A Councillor in such a position cannot contribute, cannot oppose or give support. In such case, their silence is imposed, and this imposed absence influences opinion – and the outcome of a vote – as much as any spoken words.
If that Councillor is not only silenced but prevented even from exercising his or her own vote, then the whole democratic process is undermined. The views of residents are not heard; they are not represented; they are disenfranchised. Everything that has been decided is then brought into question.
Would the decision have been the same if the Councillor had not been silenced? If he or she had not been deprived of the right to vote? If their electors had not been robbed of their voice?
Would, for example, the words of a Councillor representing them on a Planning Application have influenced whether or not a particular development proposal was granted or refused?
Most certainly so, as the Planning process itself recognises the importance of Councillors’ views. In that they are representing the people of an area, their words are considered significant material considerations amongst the reasons why a given decision was carried.
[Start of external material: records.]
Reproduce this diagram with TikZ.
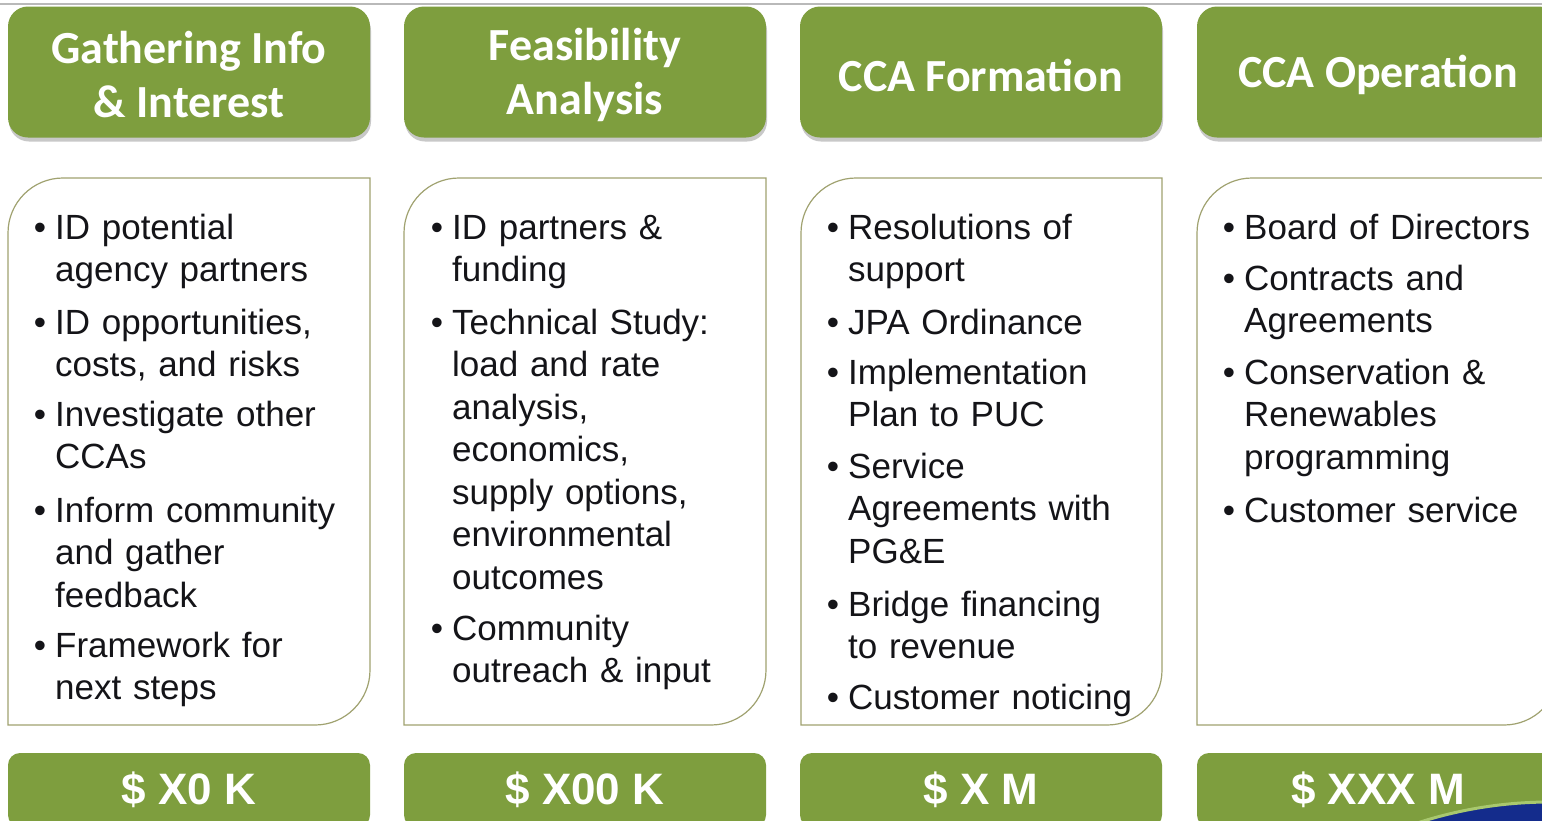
\documentclass[tikz,border=0pt]{standalone}
\usepackage{fontspec}
\setmainfont{Liberation Sans}
\newfontfamily\hdrfont{Carlito}
\usetikzlibrary{shadows}

\definecolor{leaf}{RGB}{126,158,62}
\definecolor{rim}{RGB}{160,162,112}
\definecolor{ink}{RGB}{20,20,24}
\definecolor{navy}{RGB}{20,44,140}
\definecolor{ring}{RGB}{168,200,110}

\newcommand\bodysize{\fontsize{35}{42.5}\selectfont}
\newcommand\itm{\llap{\textbullet\hspace{9pt}}}

\tikzset{
  hdr/.style={fill=leaf, rounded corners=20, minimum width=362, minimum height=131,
    inner sep=0,
    drop shadow={shadow xshift=1pt, shadow yshift=-4pt, opacity=0.3, fill=black!70}},
  hdrtext/.style={inner sep=0, text=white, align=center,
    font=\hdrfont\bfseries\fontsize{46}{54}\selectfont},
  cost/.style={fill=leaf, rounded corners=12, minimum width=362, minimum height=74,
    inner sep=0, text=white, font=\bfseries\fontsize{44}{44}\selectfont},
  item/.style={anchor=base west, inner sep=0, text width=330, align=left,
    font=\bodysize, text=ink},
  leafbox/.style={draw=rim, line width=1.2pt, fill=white}
}

% content panel with rounded top-left and bottom-right corners
\newcommand\leafpanel[2]{%
  \draw[leafbox] (#1,233) arc (180:270:55) -- (#2,178) -- (#2,670)
    arc (0:90:55) -- (#1,725) -- cycle;}

\begin{document}
\begin{tikzpicture}[x=1pt,y=-1pt]
\useasboundingbox (0,0) rectangle (1542,820);
\clip (0,0) rectangle (1542,820);
\fill[white] (0,0) rectangle (1542,820);

\draw[gray!55, line width=1.5pt] (0,4) -- (1542,4);

% phase headers
\node[hdr] (h1) at (189,72)  {};
\node[hdr] (h2) at (585,72)  {};
\node[hdr] (h3) at (981,72)  {};
\node[hdr] (h4) at (1378,72) {};
\node[hdrtext] (h1t) at ([yshift=-3pt]h1.center) {Gathering Info\\\& Interest};
\node[hdrtext] (h2t) at ([yshift=-3pt]h2.center) {Feasibility\\Analysis};
\node[hdrtext] (h3t) at ([yshift=-3pt]h3.center) {CCA Formation};
\node[hdrtext] (h4t) at ([yshift=-3pt]h4.center) {CCA Operation};

% content panels
\leafpanel{8}{370}
\leafpanel{404}{766}
\leafpanel{801}{1162}
\leafpanel{1197}{1559}

% column 1
\node[item] (a1) at (55,239) {\itm ID potential\\agency partners};
\node[item] (a2) at (55,334) {\itm ID opportunities,\\costs, and risks};
\node[item] (a3) at (55,426) {\itm Investigate other\\CCAs};
\node[item] (a4) at (55,522) {\itm Inform community\\and gather\\feedback};
\node[item] (a5) at (55,657) {\itm Framework for\\next steps};

% column 2
\node[item] (b1) at (452,239) {\itm ID partners \&\\funding};
\node[item] (b2) at (452,334) {\itm Technical Study:\\load and rate\\analysis,\\economics,\\supply options,\\environmental\\outcomes};
\node[item] (b3) at (452,640) {\itm Community\\outreach \& input};

% column 3
\node[item] (c1) at (848,239) {\itm Resolutions of\\support};
\node[item] (c2) at (848,334) {\itm JPA Ordinance};
\node[item] (c3) at (848,384) {\itm Implementation\\Plan to PUC};
\node[item] (c4) at (848,478) {\itm Service\\Agreements with\\PG\&E};
\node[item] (c5) at (848,616) {\itm Bridge financing\\to revenue};
\node[item] (c6) at (848,709) {\itm Customer noticing};

% column 4
\node[item] (d1) at (1244,239) {\itm Board of Directors};
\node[item] (d2) at (1244,290) {\itm Contracts and\\Agreements};
\node[item] (d3) at (1244,384) {\itm Conservation \&\\Renewables\\programming};
\node[item] (d4) at (1244,522) {\itm Customer service};

% cost bars
\node[cost] (k1) at (189,790)  {\$ X0 K};
\node[cost] (k2) at (585,790)  {\$ X00 K};
\node[cost] (k3) at (981,790)  {\$ X M};
\node[cost] (k4) at (1378,790) {\$ XXX M};

% corner emblem
\draw[ring, line width=3pt, fill=navy] (1550,1230) circle (428);
\end{tikzpicture}
\end{document}
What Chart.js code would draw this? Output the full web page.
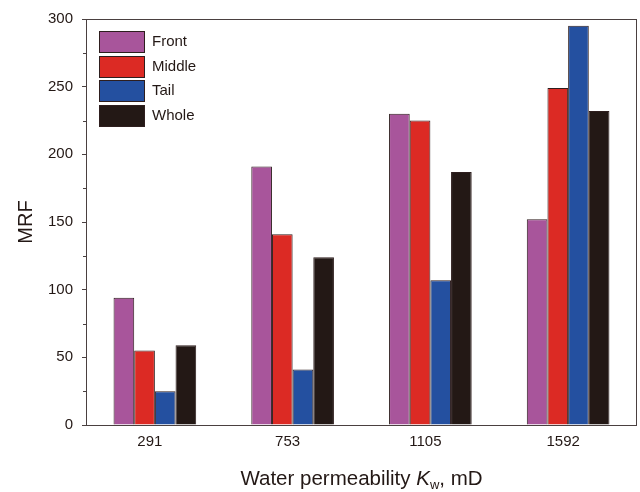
<!DOCTYPE html>
<html>
<head>
<meta charset="utf-8">
<script src="https://cdn.jsdelivr.net/npm/chart.js@4"></script>
<style>
  html, body { margin: 0; padding: 0; background: #fff; }
  #box { width: 640px; height: 492px; }
</style>
</head>
<body>
<div id="box"><canvas id="myChart"></canvas></div>
<script>
// data
let permeabilidad = ['291', '753', '1105', '1592'];
let frontal = [94, 191, 230, 152];
let medio = [55, 141, 225, 249];
let cola = [25, 41, 107, 295];
let total = [59, 124, 187, 232];
let ticksY = [0, 50, 100, 150, 200, 250, 300];
let ticksMenores = [25, 75, 125, 175, 225, 275];

let colorBorde = '#2e1e1e';
let colorTexto = '#231815';
let fuente = '"Liberation Sans", Arial, sans-serif';

// frame, minor ticks, legend inside the plot, axis titles
let extras = {
    id: 'extras',
    afterDraw(chart) {
        let ctx = chart.ctx;
        let area = chart.chartArea;
        let y = chart.scales.y;
        ctx.save();
        ctx.strokeStyle = '#4a4040';
        ctx.lineWidth = 1;
        ctx.strokeRect(area.left + 0.5, area.top + 0.5, area.right - area.left - 1, area.bottom - area.top);

        // minor ticks
        ticksMenores.forEach(v => {
            let py = Math.round(y.getPixelForValue(v)) + 0.5;
            ctx.beginPath();
            ctx.moveTo(area.left - 3, py);
            ctx.lineTo(area.left, py);
            ctx.stroke();
        });

        // legend
        let lx = area.left + 13;
        let ly = area.top + 12;
        chart.data.datasets.forEach((ds, i) => {
            let top = Math.round(ly + i * 24.6);
            ctx.fillStyle = ds.backgroundColor;
            ctx.fillRect(lx, top, 45, 21);
            ctx.strokeStyle = colorBorde;
            ctx.strokeRect(lx + 0.5, top + 0.5, 45, 21);
            ctx.fillStyle = colorTexto;
            ctx.font = '15px ' + fuente;
            ctx.textBaseline = 'middle';
            ctx.textAlign = 'left';
            ctx.fillText(ds.label, lx + 53, top + 11);
        });

        // y title
        ctx.save();
        ctx.translate(26, (area.top + area.bottom) / 2);
        ctx.rotate(-Math.PI / 2);
        ctx.font = '20px ' + fuente;
        ctx.textAlign = 'center';
        ctx.textBaseline = 'middle';
        ctx.fillText('MRF', 0, 0);
        ctx.restore();

        // x title with italic K and subscript w
        let partes = [
            { t: 'Water permeability ', f: '20.5px ' + fuente, dy: 0 },
            { t: 'K', f: 'italic 20.5px ' + fuente, dy: 0 },
            { t: 'w', f: '13px ' + fuente, dy: 4 },
            { t: ', mD', f: '20.5px ' + fuente, dy: 0 }
        ];
        let ancho = 0;
        partes.forEach(p => { ctx.font = p.f; ancho += ctx.measureText(p.t).width; });
        let x = (area.left + area.right) / 2 - ancho / 2;
        ctx.textAlign = 'left';
        ctx.textBaseline = 'alphabetic';
        partes.forEach(p => {
            ctx.font = p.f;
            ctx.fillText(p.t, x, 485 + p.dy);
            x += ctx.measureText(p.t).width;
        });
        ctx.restore();
    }
};

function serie(label, data, color) {
    return {
        label: label,
        data: data,
        backgroundColor: color,
        borderColor: colorBorde,
        borderWidth: 1,
        borderSkipped: 'bottom',
        categoryPercentage: 0.6,
        barPercentage: 1.0
    };
}

let config = {
    type: 'bar',
    data: {
        labels: permeabilidad,
        datasets: [
            serie('Front', frontal, '#a8559b'),
            serie('Middle', medio, '#dc2a24'),
            serie('Tail', cola, '#2450a0'),
            serie('Whole', total, '#231815')
        ]
    },
    options: {
        responsive: true,
        maintainAspectRatio: false,
        animation: false,
        layout: { padding: { left: 0, right: 3, top: 19, bottom: 0 } },
        plugins: {
            legend: { display: false },
            tooltip: { enabled: false }
        },
        scales: {
            x: {
                grid: { display: false, drawTicks: false },
                border: { display: false },
                ticks: {
                    color: colorTexto,
                    padding: 8,
                    labelOffset: -5,
                    font: { family: fuente, size: 15 }
                },
                afterFit(scale) { scale.height = 67; }
            },
            y: {
                min: 0,
                max: 300,
                afterBuildTicks(scale) { scale.ticks = ticksY.map(v => ({ value: v })); },
                grid: { drawOnChartArea: false, tickLength: 4, color: '#4a4040' },
                border: { display: false },
                ticks: {
                    color: colorTexto,
                    padding: 9,
                    font: { family: fuente, size: 15 }
                },
                afterFit(scale) { scale.width = 86; }
            }
        }
    },
    plugins: [extras]
};

let myChart = new Chart(document.getElementById('myChart'), config);
</script>
</body>
</html>
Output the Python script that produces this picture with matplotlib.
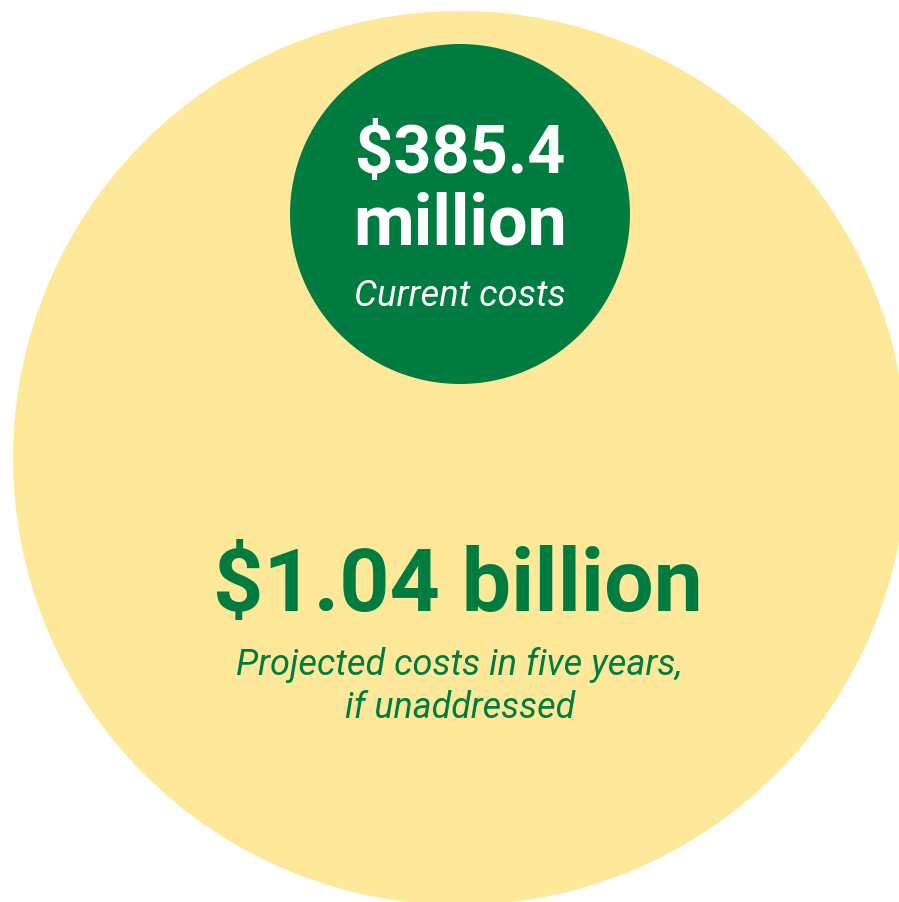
import matplotlib
matplotlib.use("Agg")
import matplotlib.pyplot as plt
from matplotlib.patches import Circle

# ---- data ----
categories = ["Current costs", "Projected costs in five years,\nif unaddressed"]
values_millions = [385.4, 1040.0]
value_labels = ["$385.4\nmillion", "$1.04 billion"]

GREEN = "#007C41"
YELLOW = "#FEE99A"

W, H = 899, 903
fig = plt.figure(figsize=(W / 100, H / 100), dpi=100)
ax = fig.add_axes([0, 0, 1, 1])
ax.set_xlim(0, W)
ax.set_ylim(H, 0)
ax.axis("off")

# circles (positions in pixel coordinates)
ax.add_patch(Circle((460, 459), 447, facecolor=YELLOW, edgecolor="none"))
ax.add_patch(Circle((460, 215), 170, facecolor=GREEN, edgecolor="none"))

FAM = ["Roboto", "DejaVu Sans"]

items = []
def add(txt, x, y, target_w, color, weight="bold", style="normal"):
    t = ax.text(x, y, txt, ha="center", va="baseline", color=color,
                fontsize=40, fontweight=weight, fontstyle=style, family=FAM)
    items.append((t, target_w))

small_top = value_labels[0].split("\n")
add(small_top[0], 460, 173, 210, "white")
add(small_top[1], 460, 245, 214, "white")
add(categories[0], 459.5, 306, 211, "white", weight="normal", style="italic")

add(value_labels[1], 458, 611, 490, GREEN)
sub = categories[1].split("\n")
add(sub[0], 459.5, 675, 445, GREEN, weight="normal", style="italic")
add(sub[1], 460, 718, 230, GREEN, weight="normal", style="italic")

fig.canvas.draw()
r = fig.canvas.get_renderer()
for t, tw in items:
    w = t.get_window_extent(r).width
    t.set_fontsize(40 * tw / w)

fig.savefig("out.png", dpi=100, facecolor="white")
We don’t know what or how many decisions have been perverted at Scarborough Borough Council, but the fact is that the Chief Executive has misused his position to stop an elected Councillor – an opposition Councilor at that – from speaking and voting, nor do we know how and in what degree this may have exerted a fundamental influence on the outcome.
Significantly, this creates ample grounds for legal challenge of each and every decision made during a Councillor’s unlawfully imposed absence.
We now know that Cllr Michelle Donohue-Moncrieff has indeed been illegally silenced by the Chief Executive, an action sanctioned by the Council’s Legal/Monitoring Officer and with the complicity of the Council’s Conservative Leader, the Conservative Mayor and other senior Conservative Members.
Jointly and severally, they are continuing to prevent her speaking and voting in the full knowledge that they are acting outside of the law, that they are deliberately distorting the political balance of the Council and, in doing so, cheating the electorate.
During this period of enforced absence, there have been a sizeable number of full Council meetings, Committee and Planning meetings at which decisions have been made.
Anyone who disagrees with any of those decisions now has every right to challenge their validity. Not least the Councillor who has been silenced and who has every right to revisit anything and everything from which she has been illegally excluded.
The cost to the Council and to the taxpayer of such challenges would be significant – not only in terms of defending the case, but in potential adverse costs and damages arising from any decision which needs to be reversed or any commercial enterprise delayed.
Should the Council lose any such action, even once, then every single decision over the past six months will have to be rescinded and revisited.
We have a democracy for a reason and the law prevents anyone from interfering with it.
The removal of an active Councillor can only be effected by the electorate, at election time.
Councillors are the representatives of the electorate. Illegally remove that representation and the consequences are seriousindeed – a fact which would appear to have escaped the understanding of those behind the illegal actions at Scarborough Borough Council.
Yours, etc
Eamonn Williams
Eamonn Williams, Carmarthenshire. 29th August, 2018.